Dieses Zitat, gefunden im bemerkenswerten Buch Can Dündars „Lebenslang für die Wahrheit“ (2016), lässt mich nicht ruhen. Er schreibt nämlich: “ Diese Zeilen las ich unter der Treppe einer stillen Zuchthauszelle, eingewickelt in eine Wolldecke aus dem Inventar, und fühlte mich im „Zauber der Wahrnehmung der grenzenlosen Zeit“. Der entsetzliche Wettlauf mit der Zeit war draußen vor dem großen Tor (Anm: seines Gefängnisses in Silivri 2015) geblieben. Ich war wieder Kind. geborgen. Furchtlos.“
Was mich zudem bewegt, ist der vor allem der Satz: „Die Starken sind nicht immer im Recht, aber wer im Recht ist, ist immer stark.“
Der Mann, Chefredakteur der türkischen Zeitung Cumhuriyet, wurde im November 2015 verhaftet. Ihm wird Spionage und Verrat von Staatsgeheimnissen vorgeworfen. Sein „Vergehen“: Er hat die Waffenlieferung des türkischen Geheimdienstes nach Syrien aufgedeckt. Staatspräsident Erdogan stellt persönlich Strafanzeige und fordert lebenslange Haft. Nach drei Monaten kommt Can Dündar vorläufig frei. Dann wird er in erster Instanz zu fünf Jahren und zehn Monaten Haft verurteilt. Vor dem Gerichtgebäude wird auf ihn geschossen, der Attentäter beschimpft ihn als Vaterlandsverräter. Can Dündar überlebt, weil seine Frau den Attentäter zur Seite reißt.

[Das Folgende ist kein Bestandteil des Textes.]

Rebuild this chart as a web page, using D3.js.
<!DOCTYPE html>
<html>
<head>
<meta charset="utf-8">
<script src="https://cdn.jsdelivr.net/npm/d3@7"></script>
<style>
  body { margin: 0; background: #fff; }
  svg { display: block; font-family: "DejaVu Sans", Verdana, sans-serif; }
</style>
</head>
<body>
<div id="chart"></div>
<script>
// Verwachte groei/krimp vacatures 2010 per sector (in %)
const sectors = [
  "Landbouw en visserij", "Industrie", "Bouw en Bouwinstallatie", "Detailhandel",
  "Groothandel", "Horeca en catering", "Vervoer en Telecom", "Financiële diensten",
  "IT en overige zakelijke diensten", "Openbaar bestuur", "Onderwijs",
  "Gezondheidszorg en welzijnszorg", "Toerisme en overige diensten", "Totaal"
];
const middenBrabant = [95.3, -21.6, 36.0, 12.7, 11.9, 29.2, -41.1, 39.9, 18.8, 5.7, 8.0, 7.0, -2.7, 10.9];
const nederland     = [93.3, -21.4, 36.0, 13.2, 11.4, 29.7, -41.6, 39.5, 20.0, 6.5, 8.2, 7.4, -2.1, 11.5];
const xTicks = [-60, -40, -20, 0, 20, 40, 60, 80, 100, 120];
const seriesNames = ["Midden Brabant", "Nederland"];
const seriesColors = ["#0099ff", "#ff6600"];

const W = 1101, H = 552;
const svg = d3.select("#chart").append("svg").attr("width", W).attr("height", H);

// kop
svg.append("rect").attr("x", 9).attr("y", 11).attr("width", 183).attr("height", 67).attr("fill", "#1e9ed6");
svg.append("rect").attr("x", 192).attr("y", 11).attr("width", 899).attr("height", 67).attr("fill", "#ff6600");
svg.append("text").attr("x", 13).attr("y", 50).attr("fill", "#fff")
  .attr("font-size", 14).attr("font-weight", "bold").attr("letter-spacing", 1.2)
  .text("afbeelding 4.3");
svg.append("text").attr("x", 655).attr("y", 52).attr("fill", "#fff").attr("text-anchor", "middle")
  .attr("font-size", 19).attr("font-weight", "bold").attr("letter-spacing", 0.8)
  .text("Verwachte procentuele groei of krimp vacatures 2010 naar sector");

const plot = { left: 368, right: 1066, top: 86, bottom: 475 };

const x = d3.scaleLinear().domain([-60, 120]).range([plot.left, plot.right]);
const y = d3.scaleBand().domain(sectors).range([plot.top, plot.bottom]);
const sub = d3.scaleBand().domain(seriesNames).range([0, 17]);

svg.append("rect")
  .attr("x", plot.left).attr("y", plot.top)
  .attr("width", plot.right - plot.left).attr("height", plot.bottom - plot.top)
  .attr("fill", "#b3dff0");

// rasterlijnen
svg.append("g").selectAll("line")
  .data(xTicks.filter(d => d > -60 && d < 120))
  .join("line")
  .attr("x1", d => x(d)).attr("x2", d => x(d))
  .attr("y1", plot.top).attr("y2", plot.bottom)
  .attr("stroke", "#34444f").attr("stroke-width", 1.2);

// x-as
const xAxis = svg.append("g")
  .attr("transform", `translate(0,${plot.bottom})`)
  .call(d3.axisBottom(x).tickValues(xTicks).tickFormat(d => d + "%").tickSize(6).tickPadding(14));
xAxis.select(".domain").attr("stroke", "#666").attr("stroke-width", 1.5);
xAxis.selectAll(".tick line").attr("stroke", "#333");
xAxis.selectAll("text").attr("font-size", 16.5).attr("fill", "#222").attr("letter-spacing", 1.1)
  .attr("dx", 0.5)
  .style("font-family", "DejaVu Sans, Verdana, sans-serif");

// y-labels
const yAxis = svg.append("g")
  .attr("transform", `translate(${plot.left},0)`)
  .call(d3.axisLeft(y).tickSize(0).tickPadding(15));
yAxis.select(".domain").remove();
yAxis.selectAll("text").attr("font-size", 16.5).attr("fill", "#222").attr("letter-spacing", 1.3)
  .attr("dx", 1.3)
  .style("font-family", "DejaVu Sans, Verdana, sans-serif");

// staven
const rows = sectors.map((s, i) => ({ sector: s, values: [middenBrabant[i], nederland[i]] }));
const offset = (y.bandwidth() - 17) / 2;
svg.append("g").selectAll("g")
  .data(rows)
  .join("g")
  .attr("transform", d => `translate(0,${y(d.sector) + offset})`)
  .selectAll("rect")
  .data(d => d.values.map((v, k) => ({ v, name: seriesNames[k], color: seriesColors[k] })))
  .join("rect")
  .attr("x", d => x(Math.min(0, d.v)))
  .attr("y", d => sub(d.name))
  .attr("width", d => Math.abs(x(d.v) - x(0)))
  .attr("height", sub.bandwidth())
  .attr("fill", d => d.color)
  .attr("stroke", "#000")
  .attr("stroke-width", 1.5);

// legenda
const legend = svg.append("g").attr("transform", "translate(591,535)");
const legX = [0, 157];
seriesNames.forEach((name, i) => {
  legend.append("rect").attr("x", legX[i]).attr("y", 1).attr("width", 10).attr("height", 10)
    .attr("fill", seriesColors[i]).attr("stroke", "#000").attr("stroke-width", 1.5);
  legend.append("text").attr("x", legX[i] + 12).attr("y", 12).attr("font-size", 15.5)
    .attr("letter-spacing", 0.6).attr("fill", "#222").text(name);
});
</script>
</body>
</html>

Can Dündar kämpft für Presse- und Meinungsfreiheit in der Türkei. Im Grunde für Presse- und Meinungsfreiheit generell. Wenn auch in der Türkei in einem besonders schweren Fall und einer unvergleichlichen Situation. Fast naiv wie ein Kind sich im Recht wissend. Zurzeit ist dort das große Verschweigen angesagt. Die Opposition wird beseitigt, Menschen inhaftiert, Unbeugsame aus dem Verkehr gezogen. Angst regiert. Nicht einmal beim Friseur oder auf der Straße wird noch politisch geredet. Das Regime regiert ins Denken, Handeln und Fühlen hinein.

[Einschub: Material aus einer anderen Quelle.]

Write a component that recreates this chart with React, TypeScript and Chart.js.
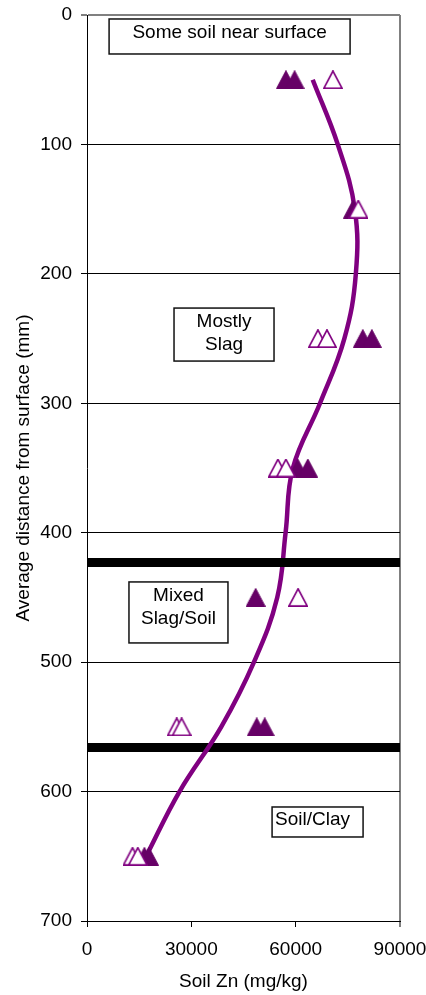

Can Dündar als Vorbild für engagiertes Leben und Verhalten? Auf jeden Fall. Einer der sagt und lebt: „Hier stehe ich, ich kann nicht anders.“ Schon mal gehört?
An Weihnachten also bitte nicht vergessen: Can Dündar, aber auch meine eigene Haltung zu Populismus oder Vereinfachern. Es muss nicht immer Jesus als einziges gutes Bespiel herhalten.
In diesem Sinne: Bleibt mutig und behütet!